I mean, all the intern did was comb through some documents in his native language. I’m sure if he weren’t there, they would’ve just hired a translator (much cheaper than lawyers). Not to disparage the work they did or anything.

The really remarkable “hero” here is the Korean junior executive who stupidly mentioned destroying evidence on the record.

rob74 3 hours ago | parent | next [-]

Ok, imagine the following: you are a (young and probably underpaid) summer intern; you suddenly get the task to drop whatever else you were doing (which was probably more interesting) and read through megabytes of mind-numbing documents; you have little to no personal "skin in the game"; and still, you somehow manage to muster the motivation to pay enough attention so you are able to spot the one interesting email among the thousands of irrelevant ones. Does it sound more remarkable now?

kortilla 2 hours ago | parent [-]

You might be surprised that sometimes people give a shit about the team, regardless of “skin in the game”.

Based on my repeated observations of excited interns going above and beyond like this, no, it’s not remarkable.

Hire interns and enjoy their youthful exuberance before they become jaded.

epolanski an hour ago | parent [-]

I think the previous user is merely pointing out the abuse of words we see in news reporting, "hero" here being the word.

If Valve would've just hired a translator and achieved the same would've we called the translator a hero? Meaning "worthy of admiration due to incredible achievements"?

If being tasked with reading documents and doing so during an internship and just doing the job you're paid for is heroism, that's a very very low bar for heroism we have, I'm scared to hear what's the definition for "professionalism".

A_D_E_P_T 5 hours ago | parent | prev | next [-]

It's also strange that the Korean side didn't destroy that evidence and handed it over in discovery. Most companies who destroy evidence at least try to do a decent job and go all the way. If the servers and individuals responsible were in Korea, an American civil suit would have a hard time reaching them.

InDubioProRubio 2 hours ago | parent | next [-]

When the command comes to destroy evidence, the company already unravels. The CEOS and upper echelons do no longer hold the power of career life and death, instead they are just "visibly" pawns in the larger game of society, playing "prison" or "no prison". In that moment, even the most loyal individual realizes that the game is lost- and that deleting evidence that proofs your innocence, would increment you for nothing.

Thus that command - is never followed. There are always copies of the bad shit everywhere. The underlings are not that stupid.

rightbyte 5 hours ago | parent | prev | next [-]

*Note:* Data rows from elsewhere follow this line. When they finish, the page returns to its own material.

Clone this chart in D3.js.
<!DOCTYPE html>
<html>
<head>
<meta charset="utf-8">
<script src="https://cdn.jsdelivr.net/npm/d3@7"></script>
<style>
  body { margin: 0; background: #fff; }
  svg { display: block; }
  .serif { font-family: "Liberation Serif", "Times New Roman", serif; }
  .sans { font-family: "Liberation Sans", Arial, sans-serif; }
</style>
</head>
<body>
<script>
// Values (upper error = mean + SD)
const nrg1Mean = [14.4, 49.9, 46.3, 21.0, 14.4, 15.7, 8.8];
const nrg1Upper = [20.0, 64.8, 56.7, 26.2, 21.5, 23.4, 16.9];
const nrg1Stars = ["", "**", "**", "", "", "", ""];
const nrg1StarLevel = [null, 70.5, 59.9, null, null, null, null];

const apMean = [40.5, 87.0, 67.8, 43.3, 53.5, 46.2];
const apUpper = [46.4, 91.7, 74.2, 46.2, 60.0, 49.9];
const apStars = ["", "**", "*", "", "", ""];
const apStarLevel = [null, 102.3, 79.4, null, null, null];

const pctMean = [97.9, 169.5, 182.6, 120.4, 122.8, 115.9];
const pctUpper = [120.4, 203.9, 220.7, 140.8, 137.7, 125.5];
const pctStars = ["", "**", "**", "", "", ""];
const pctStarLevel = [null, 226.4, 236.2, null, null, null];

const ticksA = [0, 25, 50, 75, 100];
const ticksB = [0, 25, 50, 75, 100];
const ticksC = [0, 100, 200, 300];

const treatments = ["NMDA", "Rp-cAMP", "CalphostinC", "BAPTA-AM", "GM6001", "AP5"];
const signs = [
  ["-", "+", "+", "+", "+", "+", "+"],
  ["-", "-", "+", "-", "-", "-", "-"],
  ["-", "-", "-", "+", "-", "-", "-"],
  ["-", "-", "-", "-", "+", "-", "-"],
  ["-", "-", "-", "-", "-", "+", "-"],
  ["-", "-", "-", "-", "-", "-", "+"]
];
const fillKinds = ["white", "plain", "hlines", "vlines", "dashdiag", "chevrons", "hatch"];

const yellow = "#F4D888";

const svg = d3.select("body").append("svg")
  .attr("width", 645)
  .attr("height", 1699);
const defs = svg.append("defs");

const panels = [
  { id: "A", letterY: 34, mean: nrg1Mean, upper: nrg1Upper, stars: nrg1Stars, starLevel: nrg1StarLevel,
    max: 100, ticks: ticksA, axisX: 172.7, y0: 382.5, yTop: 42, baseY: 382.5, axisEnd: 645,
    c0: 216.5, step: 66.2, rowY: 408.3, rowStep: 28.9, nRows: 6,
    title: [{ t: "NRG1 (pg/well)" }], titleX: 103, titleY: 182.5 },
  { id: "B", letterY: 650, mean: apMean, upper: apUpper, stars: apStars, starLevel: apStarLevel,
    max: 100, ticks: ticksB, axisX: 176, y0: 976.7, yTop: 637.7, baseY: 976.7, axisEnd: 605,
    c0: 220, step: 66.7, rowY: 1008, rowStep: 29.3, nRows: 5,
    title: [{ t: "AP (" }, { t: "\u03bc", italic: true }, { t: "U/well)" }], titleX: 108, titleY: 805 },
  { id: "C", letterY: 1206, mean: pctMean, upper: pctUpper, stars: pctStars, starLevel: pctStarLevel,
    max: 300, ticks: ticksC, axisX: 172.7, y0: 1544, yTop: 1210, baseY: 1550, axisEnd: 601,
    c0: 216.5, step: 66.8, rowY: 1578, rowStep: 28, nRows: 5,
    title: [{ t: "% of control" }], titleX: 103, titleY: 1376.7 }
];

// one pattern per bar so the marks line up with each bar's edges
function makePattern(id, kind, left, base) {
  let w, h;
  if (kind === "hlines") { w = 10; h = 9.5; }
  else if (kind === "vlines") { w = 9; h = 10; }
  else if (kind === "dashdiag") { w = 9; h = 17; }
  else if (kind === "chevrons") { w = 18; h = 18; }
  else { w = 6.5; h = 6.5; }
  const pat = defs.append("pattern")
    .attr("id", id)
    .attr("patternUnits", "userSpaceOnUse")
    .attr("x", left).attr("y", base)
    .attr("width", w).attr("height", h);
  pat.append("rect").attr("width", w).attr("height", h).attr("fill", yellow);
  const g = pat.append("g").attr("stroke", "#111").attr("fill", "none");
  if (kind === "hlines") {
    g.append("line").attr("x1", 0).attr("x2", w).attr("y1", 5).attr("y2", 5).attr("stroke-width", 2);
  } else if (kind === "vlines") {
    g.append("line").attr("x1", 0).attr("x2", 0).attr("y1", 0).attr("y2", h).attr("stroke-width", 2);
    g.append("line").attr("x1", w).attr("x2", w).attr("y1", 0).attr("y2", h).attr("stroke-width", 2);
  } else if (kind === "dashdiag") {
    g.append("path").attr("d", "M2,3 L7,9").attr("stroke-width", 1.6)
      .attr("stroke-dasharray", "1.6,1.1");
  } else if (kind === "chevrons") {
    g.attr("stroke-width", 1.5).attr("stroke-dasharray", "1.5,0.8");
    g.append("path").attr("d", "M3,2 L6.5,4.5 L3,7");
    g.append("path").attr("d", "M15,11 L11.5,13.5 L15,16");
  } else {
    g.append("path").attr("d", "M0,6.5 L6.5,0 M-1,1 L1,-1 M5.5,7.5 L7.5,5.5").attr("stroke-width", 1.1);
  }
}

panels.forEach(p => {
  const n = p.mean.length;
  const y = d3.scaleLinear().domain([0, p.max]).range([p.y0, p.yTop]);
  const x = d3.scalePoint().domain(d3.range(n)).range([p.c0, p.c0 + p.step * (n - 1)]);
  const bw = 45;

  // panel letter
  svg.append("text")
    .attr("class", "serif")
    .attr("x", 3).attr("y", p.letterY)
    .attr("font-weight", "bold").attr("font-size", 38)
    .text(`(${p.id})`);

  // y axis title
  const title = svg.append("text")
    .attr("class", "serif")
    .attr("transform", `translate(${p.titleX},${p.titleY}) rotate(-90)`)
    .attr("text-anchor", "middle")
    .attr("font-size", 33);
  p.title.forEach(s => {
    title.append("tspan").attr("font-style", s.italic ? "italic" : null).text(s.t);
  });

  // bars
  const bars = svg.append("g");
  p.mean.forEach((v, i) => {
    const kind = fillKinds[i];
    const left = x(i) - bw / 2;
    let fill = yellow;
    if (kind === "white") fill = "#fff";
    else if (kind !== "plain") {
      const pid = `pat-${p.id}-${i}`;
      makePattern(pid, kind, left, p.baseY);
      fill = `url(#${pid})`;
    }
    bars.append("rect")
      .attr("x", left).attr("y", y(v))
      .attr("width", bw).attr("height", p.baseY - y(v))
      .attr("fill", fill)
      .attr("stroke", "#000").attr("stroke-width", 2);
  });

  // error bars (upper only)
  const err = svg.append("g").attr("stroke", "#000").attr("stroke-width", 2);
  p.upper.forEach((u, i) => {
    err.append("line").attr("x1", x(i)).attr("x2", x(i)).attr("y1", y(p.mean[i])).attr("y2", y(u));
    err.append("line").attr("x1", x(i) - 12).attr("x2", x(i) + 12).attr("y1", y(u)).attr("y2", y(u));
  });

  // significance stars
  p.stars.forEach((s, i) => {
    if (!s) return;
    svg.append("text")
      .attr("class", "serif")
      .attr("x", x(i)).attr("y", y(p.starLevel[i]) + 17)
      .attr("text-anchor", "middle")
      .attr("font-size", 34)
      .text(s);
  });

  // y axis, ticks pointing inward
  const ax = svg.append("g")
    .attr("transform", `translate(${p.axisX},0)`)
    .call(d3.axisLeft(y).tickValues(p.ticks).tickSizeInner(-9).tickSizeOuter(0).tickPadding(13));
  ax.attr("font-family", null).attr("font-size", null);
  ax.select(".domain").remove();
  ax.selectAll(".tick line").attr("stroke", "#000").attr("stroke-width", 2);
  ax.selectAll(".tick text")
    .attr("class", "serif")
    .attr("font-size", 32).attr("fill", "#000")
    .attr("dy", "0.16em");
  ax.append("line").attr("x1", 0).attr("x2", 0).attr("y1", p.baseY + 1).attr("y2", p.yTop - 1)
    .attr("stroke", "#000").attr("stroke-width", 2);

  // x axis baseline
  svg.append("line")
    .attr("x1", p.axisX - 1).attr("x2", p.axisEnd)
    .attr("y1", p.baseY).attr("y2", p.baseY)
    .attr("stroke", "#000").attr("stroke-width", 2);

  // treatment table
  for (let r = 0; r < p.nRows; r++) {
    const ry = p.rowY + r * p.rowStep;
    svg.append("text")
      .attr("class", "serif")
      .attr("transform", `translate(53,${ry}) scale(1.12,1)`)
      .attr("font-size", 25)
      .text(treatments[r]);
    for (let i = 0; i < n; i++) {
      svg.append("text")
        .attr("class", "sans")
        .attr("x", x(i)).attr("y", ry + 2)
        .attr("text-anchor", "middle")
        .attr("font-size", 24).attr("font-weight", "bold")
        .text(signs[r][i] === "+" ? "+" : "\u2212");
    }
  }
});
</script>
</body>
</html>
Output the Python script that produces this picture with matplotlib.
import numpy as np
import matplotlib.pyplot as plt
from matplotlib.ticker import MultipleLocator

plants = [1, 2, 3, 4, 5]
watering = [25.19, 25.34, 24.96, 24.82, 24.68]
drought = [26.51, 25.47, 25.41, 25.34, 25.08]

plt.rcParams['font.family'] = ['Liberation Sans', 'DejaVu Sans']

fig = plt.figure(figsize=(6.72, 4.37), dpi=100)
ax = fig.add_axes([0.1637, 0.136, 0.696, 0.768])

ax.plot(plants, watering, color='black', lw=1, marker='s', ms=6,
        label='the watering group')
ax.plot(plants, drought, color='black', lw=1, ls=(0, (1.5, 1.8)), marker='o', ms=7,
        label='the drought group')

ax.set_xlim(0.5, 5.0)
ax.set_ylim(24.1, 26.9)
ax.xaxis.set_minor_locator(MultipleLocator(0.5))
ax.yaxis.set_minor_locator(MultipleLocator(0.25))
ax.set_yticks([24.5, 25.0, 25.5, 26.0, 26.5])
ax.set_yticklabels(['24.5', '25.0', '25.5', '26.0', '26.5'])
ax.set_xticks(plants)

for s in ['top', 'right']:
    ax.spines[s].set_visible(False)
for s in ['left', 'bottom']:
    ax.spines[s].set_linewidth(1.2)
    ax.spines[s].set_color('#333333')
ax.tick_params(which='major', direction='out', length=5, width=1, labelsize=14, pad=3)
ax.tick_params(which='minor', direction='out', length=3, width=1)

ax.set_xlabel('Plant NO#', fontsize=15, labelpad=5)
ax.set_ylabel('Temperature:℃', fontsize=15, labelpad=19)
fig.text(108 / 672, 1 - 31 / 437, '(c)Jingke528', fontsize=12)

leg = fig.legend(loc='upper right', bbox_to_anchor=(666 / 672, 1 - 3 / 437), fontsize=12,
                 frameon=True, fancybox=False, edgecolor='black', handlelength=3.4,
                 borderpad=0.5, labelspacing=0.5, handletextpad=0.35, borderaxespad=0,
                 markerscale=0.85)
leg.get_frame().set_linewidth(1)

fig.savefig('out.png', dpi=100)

Maybe they destroyed every relevant mail but missed that one?

Hamuko 5 hours ago | parent | prev [-]

I assume most company executives are not experts at evidence destruction. And in this case, it seems that they destroyed all of the documents and then just sent out a "We've now destroyed everything you asked us" email reply back without thinking to include that in the list of things to destroy.

Etheryte 3 hours ago | parent | prev | next [-]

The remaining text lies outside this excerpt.